TASK DIRECTIONS: Copy out all lines in the data below containing the string "matplotlib".

AVAILABLE DATA:
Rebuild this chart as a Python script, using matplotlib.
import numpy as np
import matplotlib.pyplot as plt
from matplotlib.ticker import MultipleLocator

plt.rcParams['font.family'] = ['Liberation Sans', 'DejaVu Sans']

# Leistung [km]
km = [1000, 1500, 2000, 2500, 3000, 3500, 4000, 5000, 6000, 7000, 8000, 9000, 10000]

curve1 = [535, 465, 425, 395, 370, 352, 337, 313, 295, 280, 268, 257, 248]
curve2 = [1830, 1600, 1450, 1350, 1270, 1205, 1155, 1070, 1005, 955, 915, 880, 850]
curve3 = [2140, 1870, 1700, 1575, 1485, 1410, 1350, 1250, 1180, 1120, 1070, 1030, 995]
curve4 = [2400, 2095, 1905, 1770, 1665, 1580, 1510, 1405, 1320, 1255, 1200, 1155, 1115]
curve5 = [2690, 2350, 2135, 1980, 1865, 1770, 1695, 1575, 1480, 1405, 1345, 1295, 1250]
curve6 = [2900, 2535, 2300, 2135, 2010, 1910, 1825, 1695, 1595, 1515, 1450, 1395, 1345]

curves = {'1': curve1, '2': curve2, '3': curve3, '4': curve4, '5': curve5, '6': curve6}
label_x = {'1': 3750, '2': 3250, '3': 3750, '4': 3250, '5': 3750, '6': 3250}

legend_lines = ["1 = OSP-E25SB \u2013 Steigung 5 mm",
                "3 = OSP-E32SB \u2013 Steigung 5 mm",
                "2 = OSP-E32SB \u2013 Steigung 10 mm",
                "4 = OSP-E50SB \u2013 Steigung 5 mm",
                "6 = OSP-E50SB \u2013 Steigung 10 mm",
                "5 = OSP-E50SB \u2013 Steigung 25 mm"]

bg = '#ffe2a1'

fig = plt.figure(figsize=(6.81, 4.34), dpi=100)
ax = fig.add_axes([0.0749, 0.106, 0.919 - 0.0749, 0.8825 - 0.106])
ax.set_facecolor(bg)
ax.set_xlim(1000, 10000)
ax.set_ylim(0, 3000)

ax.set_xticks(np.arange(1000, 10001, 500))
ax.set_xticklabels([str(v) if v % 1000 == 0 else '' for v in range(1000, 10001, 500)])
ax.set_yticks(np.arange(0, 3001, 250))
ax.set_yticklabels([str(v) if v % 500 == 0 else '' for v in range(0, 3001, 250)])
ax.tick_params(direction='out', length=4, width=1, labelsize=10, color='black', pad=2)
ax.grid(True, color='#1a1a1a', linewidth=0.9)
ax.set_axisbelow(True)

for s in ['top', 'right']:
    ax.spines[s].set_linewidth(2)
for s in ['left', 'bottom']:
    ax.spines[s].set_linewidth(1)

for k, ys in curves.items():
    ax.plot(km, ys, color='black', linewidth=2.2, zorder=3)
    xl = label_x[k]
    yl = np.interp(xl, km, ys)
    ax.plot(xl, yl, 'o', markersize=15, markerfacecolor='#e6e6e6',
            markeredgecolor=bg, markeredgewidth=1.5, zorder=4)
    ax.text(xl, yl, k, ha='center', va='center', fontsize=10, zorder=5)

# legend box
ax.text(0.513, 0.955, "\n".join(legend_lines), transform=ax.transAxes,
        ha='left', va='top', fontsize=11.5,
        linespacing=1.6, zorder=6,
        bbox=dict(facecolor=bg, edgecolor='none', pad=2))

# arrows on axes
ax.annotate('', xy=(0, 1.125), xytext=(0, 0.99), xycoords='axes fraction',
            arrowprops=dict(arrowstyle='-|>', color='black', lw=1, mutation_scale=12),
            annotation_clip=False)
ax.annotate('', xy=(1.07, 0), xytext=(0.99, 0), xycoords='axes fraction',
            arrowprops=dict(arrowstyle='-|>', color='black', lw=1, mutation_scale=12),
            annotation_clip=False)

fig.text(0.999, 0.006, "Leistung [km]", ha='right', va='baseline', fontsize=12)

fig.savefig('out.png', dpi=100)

...

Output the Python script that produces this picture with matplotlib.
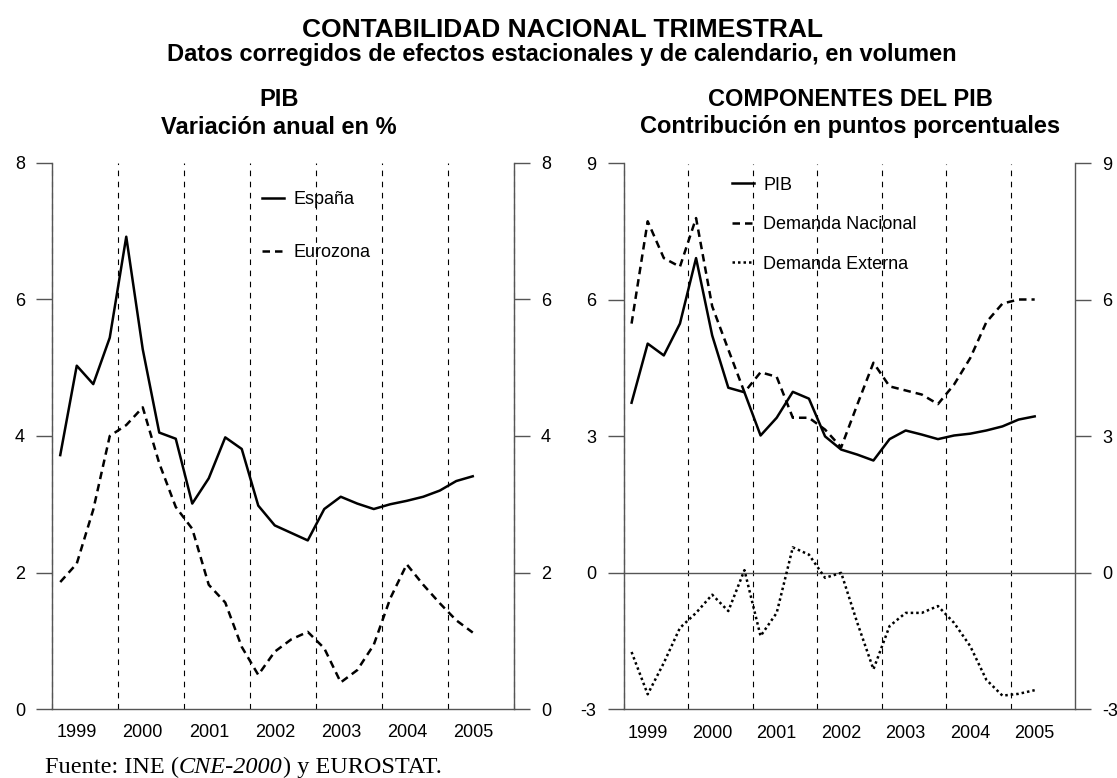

WORKED SOLUTION:
Rebuild this chart as a Python script, using matplotlib.
import matplotlib.pyplot as plt
from matplotlib.ticker import MultipleLocator
Output the Python script that produces this picture with matplotlib.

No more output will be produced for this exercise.